Cierto, estaba casada. Pero se iba a divorciar muy pronto. Cierto, tenía hijos. Pero la niña, recién nacida, era un encanto. El niño, en cambio, lloraba por todo y le daban unos ataques de celos como de moro veneciano. Pero Rogelio lo aguantaba porque él también había sufrido con los novios de su madre. Además, Hectorín no era simpático, pero era mucho mejor que un suegro. Cuando Mildred le contó que era huérfana, Rogelio pensó que esa orfandad era la más grande de sus virtudes, porque lo habían educado para ser salvador de damiselas indefensas, y porque siempre había odiado a sus suegros.

Rogelio se enamoró como nunca antes en su vida. No lo podía creer. Y Mildred tampoco lo podía creer. Había sido su fan por tanto tiempo, y ahora él estaba ahí, diciéndole que también la amaba. Era un sueño. Para ambos. Y se sumergieron en el sueño hasta que un grito aterrador los regresó a la realidad.

«Nunca había llorado así», dijo Mildred grande. Ni ella ni Rogelio sabían qué hacer. La bebé no parecía enferma, no tenía sueño ni hambre. Pero gritaba, gritaba con todas sus fuerzas hasta casi reventar los tímpanos de su madre, que la traía en brazos y la paseaba por la sala de Rogelio, cuya espalda sentía escalofríos cada vez que la niña recuperaba el aliento y volvía a gritar como si la estuviera poseyendo el demonio.

Ni Mildred grande ni Rogelio supieron jamás que el grito de Mildred se debió a que, esa noche, la pequeña se dio cuenta de que había fallado en su misión de mantener unidos a sus padres. Para eso la habían traído al mundo y no lo había logrado, ni siquiera con un nacimiento prematuro. Tenía cuatro meses de vida y ya era un fracaso. Así que gritó. Gritó hasta que no pudo más. Gritó hasta que la geografía de su alma se fracturó en miles de islas, separadas por los mares de su llanto.
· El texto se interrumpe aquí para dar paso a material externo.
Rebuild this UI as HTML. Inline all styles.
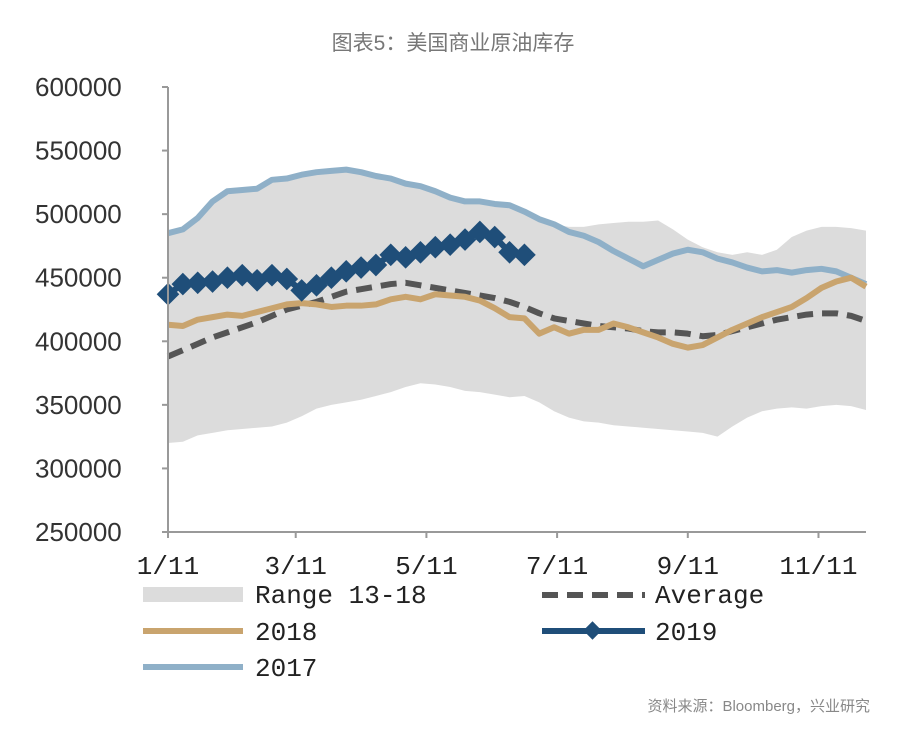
<!DOCTYPE html>
<html><head><meta charset="utf-8"><style>
body{margin:0;background:#fff;width:900px;height:733px;overflow:hidden}
svg text{font-family:"Liberation Sans","Noto Sans CJK SC",sans-serif}
</style></head><body>
<svg id="c" width="900" height="733">
<text x="453" y="50" text-anchor="middle" font-size="21" fill="#777">图表5：美国商业原油库存</text>
<g id="plot"></g>
<g id="legend">
 <rect x="143" y="587" width="100" height="15" fill="#dcdcdc"/>
 <text x="255" y="603" font-size="26" fill="#222" style="font-family:'Liberation Mono',monospace">Range 13-18</text>
 <line x1="542" y1="595" x2="645" y2="595" stroke="#555" stroke-width="6" stroke-dasharray="16,9"/>
 <text x="655" y="603" font-size="26" fill="#222" style="font-family:'Liberation Mono',monospace">Average</text>
 <line x1="143" y1="631" x2="243" y2="631" stroke="#c9a46e" stroke-width="6"/>
 <text x="255" y="640" font-size="26" fill="#222" style="font-family:'Liberation Mono',monospace">2018</text>
 <line x1="542" y1="631" x2="645" y2="631" stroke="#1f4e79" stroke-width="6"/>
 <rect x="586" y="624" width="13" height="13" fill="#1f4e79" transform="rotate(45 592.5 630.5)"/>
 <text x="655" y="640" font-size="26" fill="#222" style="font-family:'Liberation Mono',monospace">2019</text>
 <line x1="143" y1="667" x2="243" y2="667" stroke="#8fb0c8" stroke-width="6"/>
 <text x="255" y="676" font-size="26" fill="#222" style="font-family:'Liberation Mono',monospace">2017</text>
</g>
<text x="870" y="711" text-anchor="end" font-size="15" fill="#888">资料来源：Bloomberg，兴业研究</text>
</svg>
<script>
const yTicks=[600000,550000,500000,450000,400000,350000,300000,250000];
const xLabels=["1/11","3/11","5/11","7/11","9/11","11/11"];
const xLabelWeeks=[0,8.6,17.4,26.2,35.0,43.8];
const s2017=[485,488,497,510,518,519,520,527,528,531,533,534,535,533,530,528,524,522,518,513,510,510,508,507,502,496,492,486,483,478,471,465,459,464,469,472,470,465,462,458,455,456,454,456,457,455,450,445];
const s2018=[413,412,417,419,421,420,423,426,429,430,429,427,428,428,429,433,435,433,437,436,435,432,426,419,418,406,411,406,409,409,414,411,407,403,398,395,397,403,409,414,419,423,427,434,442,447,450,443];
const s2019=[437,445,446,447,450,452,448,452,449,440,444,450,455,458,460,468,466,470,474,476,480,486,482,470,468];
const avg=[388,393,398,403,407,411,415,420,425,428,431,435,439,441,443,445,446,444,442,440,438,436,434,431,427,422,418,416,414,412,411,410,408,407,407,406,404,405,408,411,414,417,419,421,422,422,420,416];
const rangeHigh=[485,488,497,510,518,519,520,527,528,531,533,534,535,533,530,528,524,522,518,513,510,510,508,507,502,496,492,490,490,492,493,494,494,495,488,480,474,470,468,470,468,472,482,487,490,490,489,487];
const rangeLow=[320,321,326,328,330,331,332,333,336,341,347,350,352,354,357,360,364,367,366,364,361,360,358,356,357,352,345,340,337,336,334,333,332,331,330,329,328,325,333,340,345,347,348,347,349,350,349,346];
const X0=168,X1=866,Y0=87,Y1=532,NW=47;
const xs=i=>X0+(X1-X0)*i/NW;
const ys=v=>Y0+(600000-v)/(600000-250000)*(Y1-Y0);
const NS="http://www.w3.org/2000/svg";
const g=document.getElementById('plot');
function mk(t,a){const e=document.createElementNS(NS,t);for(const k in a)e.setAttribute(k,a[k]);g.appendChild(e);return e;}
let d="M"+rangeHigh.map((v,i)=>xs(i)+","+ys(v*1000)).join("L");
for(let i=rangeLow.length-1;i>=0;i--)d+="L"+xs(i)+","+ys(rangeLow[i]*1000);
let band=mk('path',{d:d+"Z",fill:"#dcdcdc"});


function line(arr,stroke,name,dash){const p=mk('path',{d:"M"+arr.map((v,i)=>xs(i)+","+ys(v*1000)).join("L"),fill:"none",stroke:stroke,"stroke-width":6,"stroke-linejoin":"round"});if(dash)p.setAttribute('stroke-dasharray',dash);

return p;}
line(s2017,"#8fb0c8","line-2017");
line(avg,"#555","line-average","16,9");
line(s2018,"#c9a46e","line-2018");
line(s2019,"#1f4e79","line-2019");
s2019.forEach((v,i)=>{const cx=xs(i),cy=ys(v*1000);const r=mk('rect',{x:cx-8,y:cy-8,width:16,height:16,fill:"#1f4e79",transform:`rotate(45 ${cx} ${cy})`});

});
const ya=mk('line',{x1:X0,y1:Y0,x2:X0,y2:Y1,stroke:"#999","stroke-width":2});


const xa=mk('line',{x1:X0,y1:Y1,x2:X1,y2:Y1,stroke:"#999","stroke-width":2});


yTicks.forEach(v=>{const y=ys(v);mk('line',{x1:X0-6,y1:y,x2:X0,y2:y,stroke:"#999","stroke-width":2});
const t=mk('text',{x:35,y:y+9,"font-size":26,fill:"#333"});t.textContent=v;

});
xLabels.forEach((l,k)=>{const x=xs(xLabelWeeks[k]);mk('line',{x1:x,y1:Y1,x2:x,y2:Y1+6,stroke:"#999","stroke-width":2});
const t=mk('text',{x:x,y:574,"font-size":26,fill:"#222","text-anchor":"middle",style:"font-family:'Liberation Mono',monospace"});t.textContent=l;

});
</script>
</body></html>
Exactamente 21 años después, Mildred aceptó frente a su madre, Mildred grande, que su relación con Ernesto era una causa perdida. Ella había fallado en su misión de reformarlo, y eso le dolía muchísimo. Le dolía con el tipo de dolor que se mezcla con la culpa. Pero ella no había arrojado a su novio a las garras de las drogas, así que no entendía por qué le daba tanto remordimiento.

Pensó en preguntarle a Mildred grande qué hacer para mantener viva su relación con Ernesto, pero la verdad es que a su pobre madre los novios no le duraban nada. Nunca le había conocido una relación importante. Su papá no contaba, porque se habían divorciado cuando ella era muy chiquita. Así que desistió de preguntar, subió a su cuarto, hundió la cara en la almohada y se puso a llorar sin que nadie la oyera.